What we seem drawn to, with this slate business, is this idea of spontaneous hope. That something wonderful could happen if we clear enough junk off the table to display it.* That at some point, the clutter in the kitchen is just too much, and you have to decide that this is the day you are sick of your own bullshit, and no one is going to read those nine Crate + Barrel catalogs you’ve been hoarding all year. That now, with a smooth counter and a silent mind, you can sit at the table and wait for something truly fabulous to happen.
And here is where I would like you to know two things.
1. You can clean the counter off anytime you want. Maybe it’s the New Year, maybe it’s a random Tuesday, maybe it’s September. You will get sick of the clutter and it’s a good thing, too. Wipe the slate mostly clean, but not because someone told you to, or because this is a thing that people do. Do it because you feel charged to make space.
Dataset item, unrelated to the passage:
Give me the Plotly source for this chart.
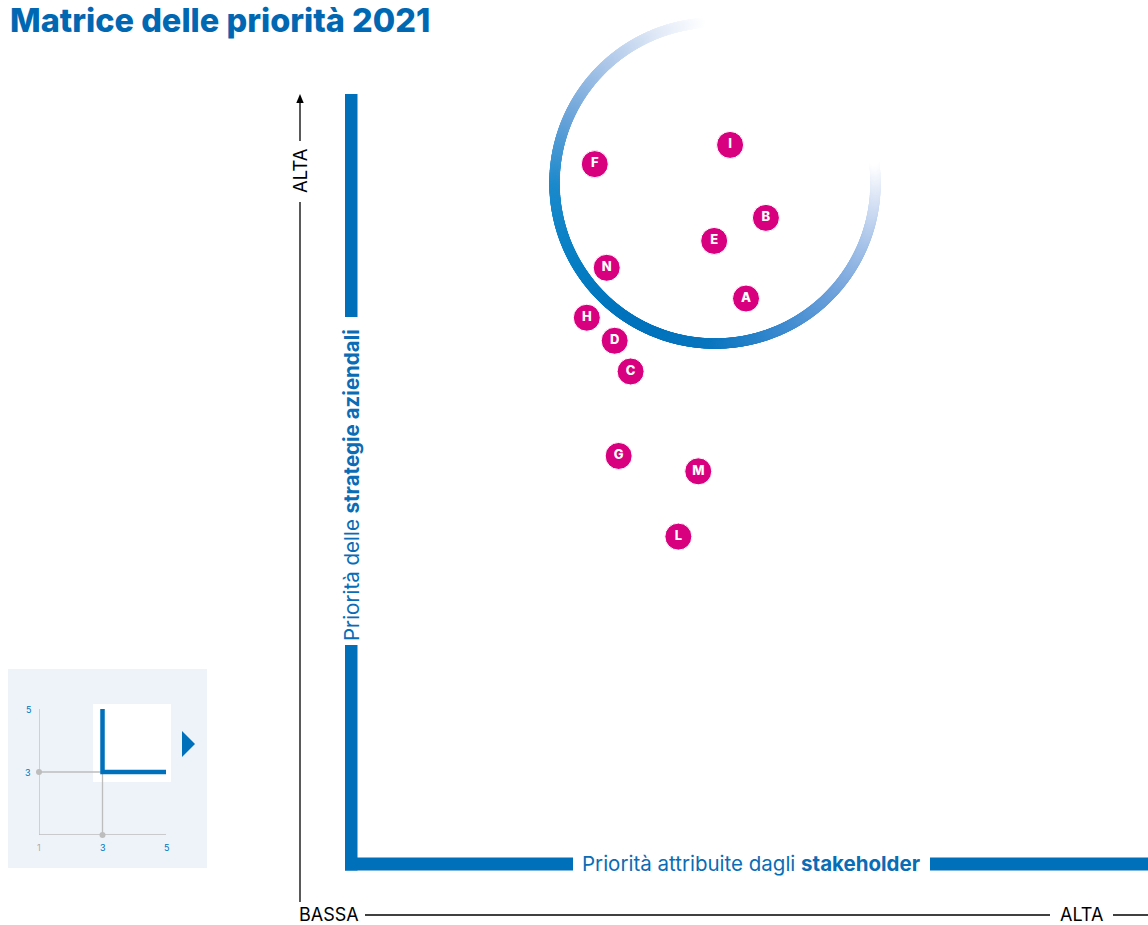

2. The really wonderful thing can still be written on a dusty chalkboard. It might happen on a random Tuesday, or in September, or in the twilight hours between 2017 and 2108. No matter how clean you think you scrubbed everything down, what happens now is, and will always be, informed by what happened before.
The best part about New Year’s is not this recommitment to making ourselves better or setting goals or even the cathartic release of a year not meant to give us answers. The best part, at least for me, a few months into whatever kind of newness I have allowed myself, is a reminder to believe in this collective hope that the next moment might be something wonderful.
*There is also a purification aspect at work with resolutions in particular - that we are only deserving enough of the wonderful after some serious atonement - which is found in several religions and cultures, particularly toward the end or beginning of a calendar year.